Данила — герой-делатель, персонаж трагический в своей неспособности осознавать, что к чему, анализировать. «Это родина моя, всех люблю на свете я», — с детским стишком про колосок и лесок на устах он улаживает чужие дела. Да при чем здесь родина? И что там должен понять из его русскоязычного спича про правду чикагский крестный отец? Почему так нужно расстреливать заокеанских бандитов? Чем они хуже русского банкира-мафиози, сыгранного Сергеем Маковецким? Что такого хорошего в старшем брате, который горазд только лгать, бухать да пугать?

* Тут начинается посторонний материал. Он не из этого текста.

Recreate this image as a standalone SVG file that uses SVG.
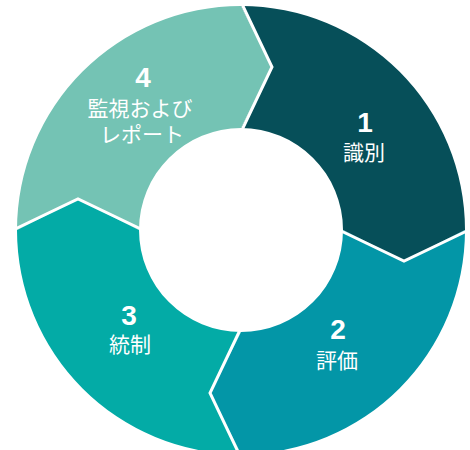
<svg xmlns="http://www.w3.org/2000/svg" width="470" height="450" viewBox="0 0 470 450">
<style>
.num{font-family:"Liberation Sans",Arial,sans-serif;font-weight:bold;font-size:28px;fill:#fff;text-anchor:middle}
.lbl{font-family:"Noto Sans CJK JP","Noto Sans",sans-serif;font-size:21px;fill:#fff;text-anchor:middle}
.sep{fill:none;stroke:#fff;stroke-width:3;stroke-linejoin:miter}
</style>
<rect width="470" height="450" fill="#fff"/>
<g id="step1">
<path d="M241,6 A224,224 0 0 1 465,230 L404,261 L343,230 A102,102 0 0 0 241,128 L272,67 Z" fill="#064F59"/>
<text class="num" x="365" y="132">1</text>
<text class="lbl" x="364" y="160">識別</text>
</g>
<g id="step2">
<path d="M465,230 A224,224 0 0 1 241,454 L210,393 L241,332 A102,102 0 0 0 343,230 L404,261 Z" fill="#0396A7"/>
<text class="num" x="338" y="339">2</text>
<text class="lbl" x="337" y="368">評価</text>
</g>
<g id="step3">
<path d="M241,454 A224,224 0 0 1 17,230 L78,199 L139,230 A102,102 0 0 0 241,332 L210,393 Z" fill="#03ABA6"/>
<text class="num" x="129" y="325">3</text>
<text class="lbl" x="130" y="352">統制</text>
</g>
<g id="step4">
<path d="M17,230 A224,224 0 0 1 241,6 L272,67 L241,128 A102,102 0 0 0 139,230 L78,199 Z" fill="#74C3B4"/>
<text class="num" x="143" y="87">4</text>
<text class="lbl" x="140" y="116">監視および</text>
<text class="lbl" x="142" y="142">レポート</text>
</g>
<g id="connectors">
<polyline class="sep" points="241,2 272,67 241,132"/>
<polyline class="sep" points="469,230 404,261 339,230"/>
<polyline class="sep" points="241,458 210,393 241,328"/>
<polyline class="sep" points="13,230 78,199 143,230"/>
</g>
</svg>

Конечно, американцы в фильме — за вычетом очарованной Данилой телеведущей и добродушного дальнобойщика — поражены вирусом лицемерия и казуистики (лживая политкорректность и алкоголь из бумажных пакетов), но в чем же заключается московская правда, кроме привитого столетиями ощущения избранности и жажды жить словно в осажденной крепости? Баррикадируется в полицейском участке с криком «Русские не сдаются!» герой Сухорукова, но он слишком двуличен и низок, чтобы стоять до конца, и его выводит под белы рученьки американская полиция. Данила, сказав Америке «гудбай», возвращается в химерическую Москву, решившую назваться последним оплотом истины. «Мальчик, водочки нам принеси, мы домой летим».